Tip 7. Ensure a Successful Day 2 Handoff
A successful Day 2 handoff requires a well thought out support plan (Day 2 is defined as the time period immediately following cutover of your new IP telephony solution). Four critical components are required to enable efficient operation and responsive support of your converged network: the support team, support processes, support services, and support tools.

Tip 8. Keep Your New Network Clean
Most large enterprises have hundreds of lines and circuits that, through the years, have either been forgotten about or are simply unused. While this tip isn't meant to cover all the technical considerations required to "clean out" your network, it's an important reminder to view your IP telephony implementation as an opportunity to clean out your network to start anew, as well as clean, groom, and prepare the IP infrastructure. So, when the implementation team begins the conversion to IP telephony, remove as many unused lines off the PBX as possible, and only convert those lines that were proven as valid. Conduct a final cleanup at the end of the conversion to ensure that the implementation team has ample time to carefully review and trace all unidentified analog lines and circuits. Take steps to verify that business-critical lines aren't removed, and make it a point to only migrate what you use, not what you have, so that you can help to keep the network clean.

Tip 9. Plan for PBX Lease Returns
At the time of implementation, you might have equipment that is leased, which meant that your IP telephony implementation schedule was largely dictated by the PBX lease return dates. To ensure that the massive effort of returning large quantities of leased equipment is organized and that items are returned on schedule, the team leader responsible for the retrofit cleanup should enter all PBX leases into a spreadsheet and develop a project plan to keep the returns on track. Carefully match the equipment list on the original lease agreement to the inventory being returned, create a box-level inventory list, and get a signed receiving list from the vendor.
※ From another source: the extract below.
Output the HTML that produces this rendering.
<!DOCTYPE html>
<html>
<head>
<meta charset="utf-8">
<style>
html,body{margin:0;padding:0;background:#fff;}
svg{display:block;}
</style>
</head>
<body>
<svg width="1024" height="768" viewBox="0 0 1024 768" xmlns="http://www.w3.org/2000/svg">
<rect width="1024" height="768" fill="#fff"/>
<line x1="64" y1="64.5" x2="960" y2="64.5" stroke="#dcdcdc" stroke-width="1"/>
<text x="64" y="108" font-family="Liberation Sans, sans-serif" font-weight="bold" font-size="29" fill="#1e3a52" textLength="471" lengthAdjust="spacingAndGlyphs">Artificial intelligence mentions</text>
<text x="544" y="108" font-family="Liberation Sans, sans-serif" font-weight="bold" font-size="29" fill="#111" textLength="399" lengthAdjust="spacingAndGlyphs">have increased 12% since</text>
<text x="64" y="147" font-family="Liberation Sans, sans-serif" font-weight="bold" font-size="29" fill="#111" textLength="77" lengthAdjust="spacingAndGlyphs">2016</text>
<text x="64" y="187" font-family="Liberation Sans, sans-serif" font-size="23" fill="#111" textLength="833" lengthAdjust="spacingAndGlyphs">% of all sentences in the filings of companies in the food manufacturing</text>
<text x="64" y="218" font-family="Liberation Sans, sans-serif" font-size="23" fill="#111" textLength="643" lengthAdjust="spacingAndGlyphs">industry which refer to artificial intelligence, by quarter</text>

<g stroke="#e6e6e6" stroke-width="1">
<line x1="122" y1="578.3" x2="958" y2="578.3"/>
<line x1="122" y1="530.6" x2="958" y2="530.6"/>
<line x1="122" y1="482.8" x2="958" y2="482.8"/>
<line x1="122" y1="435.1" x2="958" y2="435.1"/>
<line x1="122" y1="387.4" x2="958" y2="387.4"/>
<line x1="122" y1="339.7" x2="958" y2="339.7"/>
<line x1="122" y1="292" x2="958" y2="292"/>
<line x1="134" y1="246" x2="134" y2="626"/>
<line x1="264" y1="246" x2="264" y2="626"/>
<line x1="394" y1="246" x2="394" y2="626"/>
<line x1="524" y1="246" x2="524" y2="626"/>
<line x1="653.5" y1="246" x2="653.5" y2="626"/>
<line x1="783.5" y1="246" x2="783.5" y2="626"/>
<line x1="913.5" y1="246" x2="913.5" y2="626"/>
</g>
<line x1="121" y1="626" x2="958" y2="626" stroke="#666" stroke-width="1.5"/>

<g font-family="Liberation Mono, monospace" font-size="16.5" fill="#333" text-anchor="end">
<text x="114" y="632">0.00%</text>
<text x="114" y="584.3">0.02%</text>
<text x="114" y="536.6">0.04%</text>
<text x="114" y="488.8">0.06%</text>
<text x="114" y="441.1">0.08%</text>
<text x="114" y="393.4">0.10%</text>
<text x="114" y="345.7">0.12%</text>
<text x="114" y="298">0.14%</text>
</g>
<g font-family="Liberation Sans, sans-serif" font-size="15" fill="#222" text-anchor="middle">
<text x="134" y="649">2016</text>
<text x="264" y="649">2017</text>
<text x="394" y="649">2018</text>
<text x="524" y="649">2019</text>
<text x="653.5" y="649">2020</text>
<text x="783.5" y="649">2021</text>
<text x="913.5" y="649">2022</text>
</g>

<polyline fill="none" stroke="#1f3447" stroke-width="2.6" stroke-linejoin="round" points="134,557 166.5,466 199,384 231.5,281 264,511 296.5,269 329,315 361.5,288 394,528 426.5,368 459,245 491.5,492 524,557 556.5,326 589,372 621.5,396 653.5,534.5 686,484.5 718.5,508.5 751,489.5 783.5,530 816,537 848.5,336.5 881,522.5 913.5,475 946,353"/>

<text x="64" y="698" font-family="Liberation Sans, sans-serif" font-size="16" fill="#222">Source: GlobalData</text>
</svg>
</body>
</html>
In addition to managing the return of all leased equipment, there is also the process of removing all ancillary solutions and systems that are tied to the main PBX. The process of completely decommissioning your main PBX will take longer than you expect; therefore, assemble a project team to address the removal of all applications still running on it.
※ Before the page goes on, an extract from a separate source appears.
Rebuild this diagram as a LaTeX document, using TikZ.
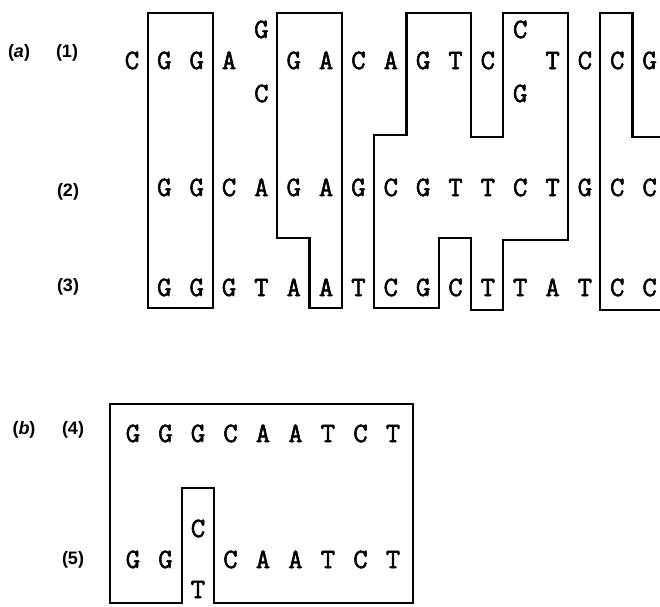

Tip 10. Look Back, Move Forward, and Prepare for the Future
Whether an IP telephony implementation involves 200 phones or 20,000 phones, careful and comprehensive planning, communication, teamwork, and knowing where the "gotchas" are hiding will divert problems before they even arise.
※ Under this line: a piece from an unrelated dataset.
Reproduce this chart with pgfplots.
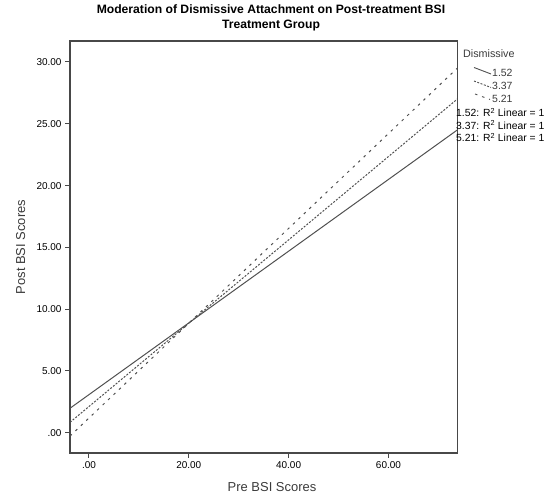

You can see your destination and it is a fully converged voice and data network with all users migrated to IP telephony. Before celebrating, however, there are still a few important items that require your attention. You still need to be ready to address how to prepare your network for the future.

Change management will be the toughest process to maintain once your new network is in place, but not because of routine changes or software upgrades. Maintaining a strict, yet manageable and scalable, process will be key to your success. Not only will your methods and procedures require a solid execution plan, but so will the standards by which you communicate the plan. Eliminate as many unknowns as possible by documenting your procedures, capture and incorporate lessons learned, and optimize your change management process. Make the commitment to continually support your new, dynamic network by reevaluating contingency plans often, conducting ongoing audits of network performance, incorporating new features through software upgrades, and reexamining the contract services that protect, monitor, and support your network.
To prepare for the future, you must embrace being prepared for new IP telephony applications. As applications become available, a system must be in place to analyze the technology for applicability, test it for feasibility, provide an adoption position, and ensure that all teams are involved, in agreement, and ready to reap the benefits that will come from rolling out another new IP communications application.